Collected material:

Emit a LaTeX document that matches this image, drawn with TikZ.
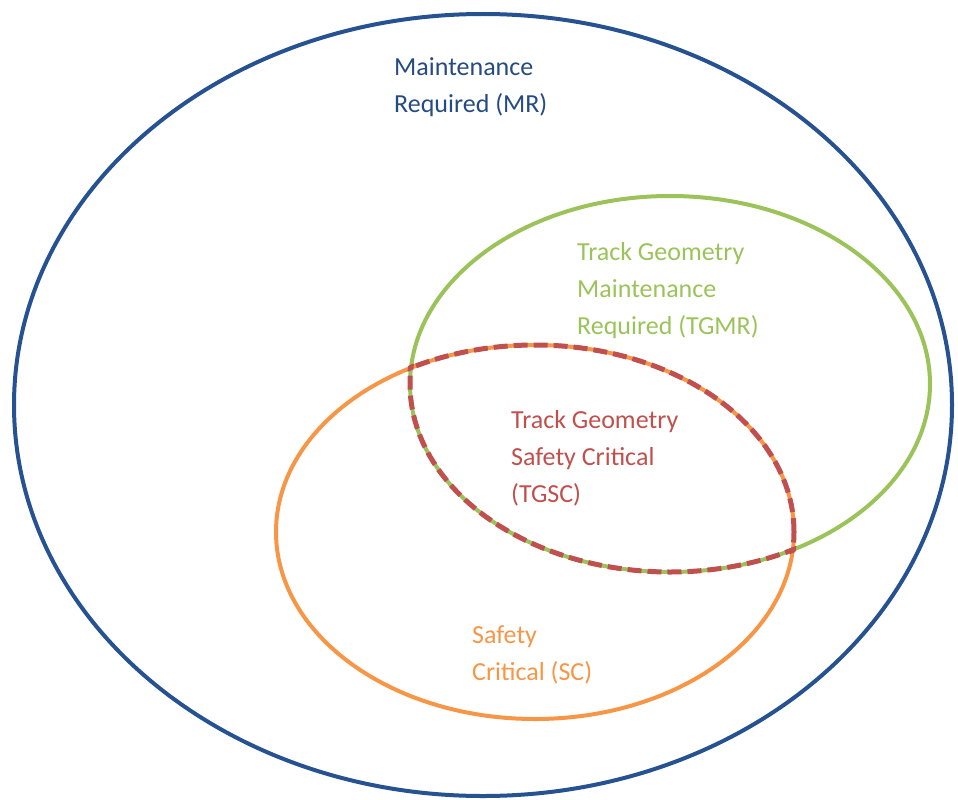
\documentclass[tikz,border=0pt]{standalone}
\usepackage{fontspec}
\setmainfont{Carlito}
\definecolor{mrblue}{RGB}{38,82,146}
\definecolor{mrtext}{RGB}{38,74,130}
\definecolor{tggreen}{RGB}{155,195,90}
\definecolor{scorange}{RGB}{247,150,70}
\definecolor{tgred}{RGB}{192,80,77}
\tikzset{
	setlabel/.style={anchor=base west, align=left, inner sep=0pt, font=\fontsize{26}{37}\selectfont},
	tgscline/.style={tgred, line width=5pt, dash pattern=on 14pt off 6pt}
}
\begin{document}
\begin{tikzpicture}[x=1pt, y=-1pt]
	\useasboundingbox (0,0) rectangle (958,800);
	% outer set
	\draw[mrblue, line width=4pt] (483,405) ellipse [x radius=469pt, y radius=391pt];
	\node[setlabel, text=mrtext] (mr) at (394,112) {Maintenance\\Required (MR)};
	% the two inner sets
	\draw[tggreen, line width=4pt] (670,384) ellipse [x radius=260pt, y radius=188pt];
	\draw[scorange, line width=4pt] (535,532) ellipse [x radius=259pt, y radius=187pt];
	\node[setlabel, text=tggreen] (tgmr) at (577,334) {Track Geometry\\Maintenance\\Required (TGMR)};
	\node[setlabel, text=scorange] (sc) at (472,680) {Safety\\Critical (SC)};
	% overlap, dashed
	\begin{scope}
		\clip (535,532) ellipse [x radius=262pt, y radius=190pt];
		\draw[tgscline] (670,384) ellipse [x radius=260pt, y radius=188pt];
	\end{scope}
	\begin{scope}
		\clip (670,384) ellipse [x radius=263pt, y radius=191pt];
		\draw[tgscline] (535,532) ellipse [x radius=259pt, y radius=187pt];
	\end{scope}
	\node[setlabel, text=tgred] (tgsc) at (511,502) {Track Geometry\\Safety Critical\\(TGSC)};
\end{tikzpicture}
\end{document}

What to do:
Write the full listing out again with every line unchanged, but include no pictures.

Task output:
Emit a LaTeX document that matches this image, drawn with TikZ.
\documentclass[tikz,border=0pt]{standalone}
\usepackage{fontspec}
\setmainfont{Carlito}
\definecolor{mrblue}{RGB}{38,82,146}
\definecolor{mrtext}{RGB}{38,74,130}
\definecolor{tggreen}{RGB}{155,195,90}
\definecolor{scorange}{RGB}{247,150,70}
\definecolor{tgred}{RGB}{192,80,77}
\tikzset{
	setlabel/.style={anchor=base west, align=left, inner sep=0pt, font=\fontsize{26}{37}\selectfont},
	tgscline/.style={tgred, line width=5pt, dash pattern=on 14pt off 6pt}
}
\begin{document}
\begin{tikzpicture}[x=1pt, y=-1pt]
	\useasboundingbox (0,0) rectangle (958,800);
	% outer set
	\draw[mrblue, line width=4pt] (483,405) ellipse [x radius=469pt, y radius=391pt];
	\node[setlabel, text=mrtext] (mr) at (394,112) {Maintenance\\Required (MR)};
	% the two inner sets
	\draw[tggreen, line width=4pt] (670,384) ellipse [x radius=260pt, y radius=188pt];
	\draw[scorange, line width=4pt] (535,532) ellipse [x radius=259pt, y radius=187pt];
	\node[setlabel, text=tggreen] (tgmr) at (577,334) {Track Geometry\\Maintenance\\Required (TGMR)};
	\node[setlabel, text=scorange] (sc) at (472,680) {Safety\\Critical (SC)};
	% overlap, dashed
	\begin{scope}
		\clip (535,532) ellipse [x radius=262pt, y radius=190pt];
		\draw[tgscline] (670,384) ellipse [x radius=260pt, y radius=188pt];
	\end{scope}
	\begin{scope}
		\clip (670,384) ellipse [x radius=263pt, y radius=191pt];
		\draw[tgscline] (535,532) ellipse [x radius=259pt, y radius=187pt];
	\end{scope}
	\node[setlabel, text=tgred] (tgsc) at (511,502) {Track Geometry\\Safety Critical\\(TGSC)};
\end{tikzpicture}
\end{document}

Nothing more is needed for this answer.